Apesar disso, o referido projeto de lei foi pautado na 20ª Reunião Ordinária, realizada em 27/06/2023, vindo a ser aprovado e culminando na Lei nº 5.608, de 29/06/2023 (fls. 01/20 – ID 791122 – MPe).
Por fim, é válido registrar que o Ministério Público já suscitou a inconstitucionalidade da Lei Municipal nº 5.608/23 nos autos de nº 5001030-28.2021.8.13.0481 (cumprimento de sentença).
Por todo o exposto, resta evidente o descumprimento, por parte do denunciado Deiró Moreira Marra da ordem judicial proveniente da Ação Civil Pública de nº 0822333-10.2008.8.13.0481.
A situação é agravada tendo em vista que, na condição de Prefeito Municipal de Patrocínio/MG foi reiteradamente cientificado da sentença transitada em julgado, mas, ao invés de cumprir a determinação judicial, vem praticando atos contrários à decisão e à própria legislação atinente.

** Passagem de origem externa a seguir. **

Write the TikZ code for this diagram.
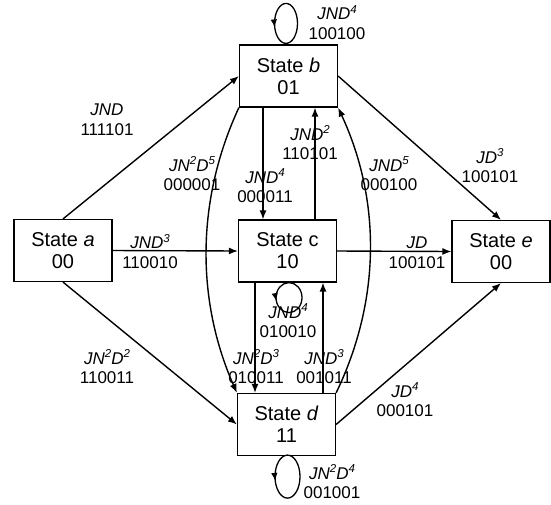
\documentclass[tikz,border=0pt]{standalone}
\usepackage{fontspec}
\setmainfont{Liberation Sans}
\usetikzlibrary{arrows.meta,decorations.markings,calc}
\newcommand\mkloop[3]{\draw[loopy] (#1) ++(0,-#3)
  .. controls +(-0.5523*#2,0) and +(0,-0.5523*#3) .. ++(-#2,#3)
  .. controls +(0,0.5523*#3) and +(-0.5523*#2,0) .. ++(#2,#3)
  .. controls +(0.5523*#2,0) and +(0,0.5523*#3) .. ++(#2,-#3)
  .. controls +(0,-0.5523*#3) and +(0.5523*#2,0) .. ++(-#2,-#3);}
\newcommand\sups[1]{\raisebox{0.38em}{\fontsize{11.5}{11.5}\selectfont\itshape #1}}
\begin{document}
\begin{tikzpicture}[x=1pt,y=-1pt,
  state/.style={draw, line width=1.2pt, minimum width=98pt, minimum height=62pt, align=center, font=\fontsize{20}{22}\selectfont, inner sep=0pt},
  lbl/.style={align=center, font=\fontsize{17}{19.5}\selectfont, inner sep=0pt},
  edge/.style={line width=1.4pt, -{Latex[length=9pt,width=7pt]}},
  loopy/.style={line width=1.3pt, postaction={decorate}, decoration={markings, mark=at position 0.29 with {\arrow{Latex[length=8pt,width=6.5pt]}}}}
]
\useasboundingbox (0,0) rectangle (551,504);
\node[state] (a) at (63,250.5) {State \textit{a}\\00};
\node[state] (b) at (288.5,76) {State \textit{b}\\01};
\node[state] (c) at (287.5,251) {State c\\10};
\node[state] (d) at (286.5,424.5) {State \textit{d}\\11};
\node[state] (e) at (501,251.5) {State \textit{e}\\00};
% vertical positions
\coordinate (xbc) at (263,0);
\coordinate (xcb) at (315,0);
\coordinate (xcd) at (255,0);
\coordinate (xdc) at (323,0);
% loop centres
\coordinate (lb) at ($(b.north)+(-2.5,-21)$);
\coordinate (lc) at ($(c.south)+(1.5,15)$);
\coordinate (ld) at ($(d.south)+(1,20.5)$);
% straight edges
\draw[edge] (a.north) -- (b.west);
\draw[edge] (a.east) -- (c.west);
\draw[edge] (a.south) -- (d.west);
\draw[edge] (b.east) -- (e.north);
\draw[edge] (c.east) -- (e.west);
\draw[edge] (d.east) -- (e.south);
\draw[edge] (b.south -| xbc) -- (c.north -| xbc);
\draw[edge] (c.north -| xcb) -- (b.south -| xcb);
\draw[edge] (c.south -| xcd) -- (d.north -| xcd);
\draw[edge] (d.north -| xdc) -- (c.south -| xdc);
% curved edges
\draw[edge] (b.south west) .. controls (196,200) and (196,300) .. (d.north west);
\draw[edge] (d.north east) .. controls (381,300) and (381,200) .. (b.south east);
% loops
\mkloop{lb}{11.5}{20}
\mkloop{lc}{13}{15}
\mkloop{ld}{12.5}{21.5}
% labels
\node[lbl] (l1) at (107,119.5) {\textit{JND}\\111101};
\node[lbl] (l2) at (150,251.5) {\textit{JND}\sups{3}\\110010};
\node[lbl] (l3) at (107,367) {\textit{JN}\sups{2}\textit{D}\sups{2}\\110011};
\node[lbl] (l4) at (490,166) {\textit{JD}\sups{3}\\100101};
\node[lbl] (l5) at (417,252.5) {\textit{JD}\\100101};
\node[lbl] (l6) at (405,400) {\textit{JD}\sups{4}\\000101};
\node[lbl] (l7) at (192,174) {\textit{JN}\sups{2}\textit{D}\sups{5}\\000001};
\node[lbl] (l8) at (389,174) {\textit{JND}\sups{5}\\000100};
\node[lbl] (l9) at (310,143) {\textit{JND}\sups{2}\\110101};
\node[lbl] (l10) at (265,186) {\textit{JND}\sups{4}\\000011};
\node[lbl] (l11) at (256,367) {\textit{JN}\sups{2}\textit{D}\sups{3}\\010011};
\node[lbl] (l12) at (324,367) {\textit{JND}\sups{3}\\001011};
\node[lbl] (l13) at (288,321) {\textit{JND}\sups{4}\\010010};
\node[lbl] (l14) at (337,22.5) {\textit{JND}\sups{4}\\100100};
\node[lbl] (l15) at (332,482) {\textit{JN}\sups{2}\textit{D}\sups{4}\\001001};
\end{tikzpicture}
\end{document}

Destarte, o dolo do denunciado Deiró Moreira Marra em descumprir com a decisão judicial resta inequívoco.
Esse comportamento demonstra não só o dolo de sua por parte, mas seu total descaso com a Justiça, eis que, a todo custo, inclusive por meio de lei flagrantemente inconstitucional, tenta evitar o cumprimento do que lhe foi determinado por sentença definitiva.
Ademais, ao diminuir a área tombada, a alterando, a qual se encontrava protegida por lei e pela mencionada decisão judicial, veio, também, negar execução ao disposto no art. 17 do Decreto-lei nº 25/37 (Lei Nacional do Tombamento); artigo 23, incisos III e IV, da CF; e ao artigo 163, caput, e § 4º, da Lei Orgânica do Município de Patrocínio/MG (…)” (doc. de ordem 24).

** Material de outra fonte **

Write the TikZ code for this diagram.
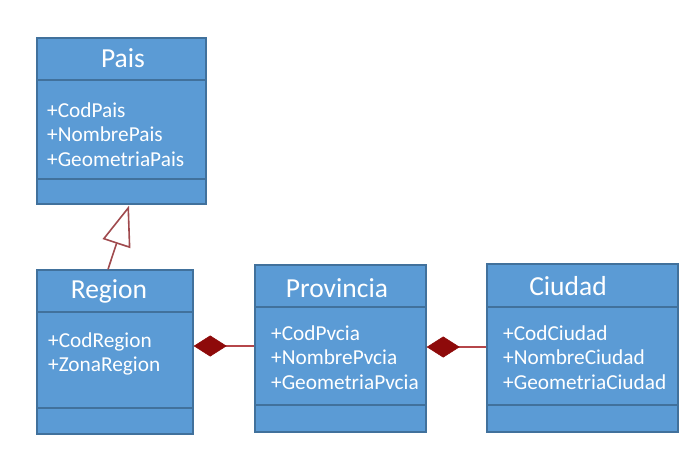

O denunciado DEIRÓ MOREIRA MARRA foi regularmente notificado (docs. de ordem 67 e 68).
Apresentada Defesa Preliminar (doc. de ordem 69), a Defesa de DEIRÓ MOREIRA MARRA suscitou preliminar de nulidade do procedimento investigatório, alegando que as investigações pré-processuais foram realizadas à míngua de autorização deste Egrégio Sodalício, ou seja, em desacordo com a jurisprudência de nossos Tribunais Superiores, segundo a qual os inquéritos instaurados em face de Chefes do Poder Executivo Municipal devem contar com a “supervisão” dos Tribunais Competentes para o respectivo julgamento da ulterior ação penal.
Ainda preliminarmente, arguiu a carência da ação penal, por ausência de justa causa e, no mérito, alegou que a conduta do réu não encontra adequação típica no tipo penal que lhe foi imputado na denúncia.
Em réplica subsequente, a douta PROCURADORIA-GERAL DE JUSTIÇA opinou pela rejeição das preliminares suscitadas e, no mérito, pediu o recebimento da denúncia, para que se dê continuidade à tramitação da ação penal (doc. de ordem 76).
É o relatório.
Peço dia.
Belo Horizonte, 02 de abril de 2024.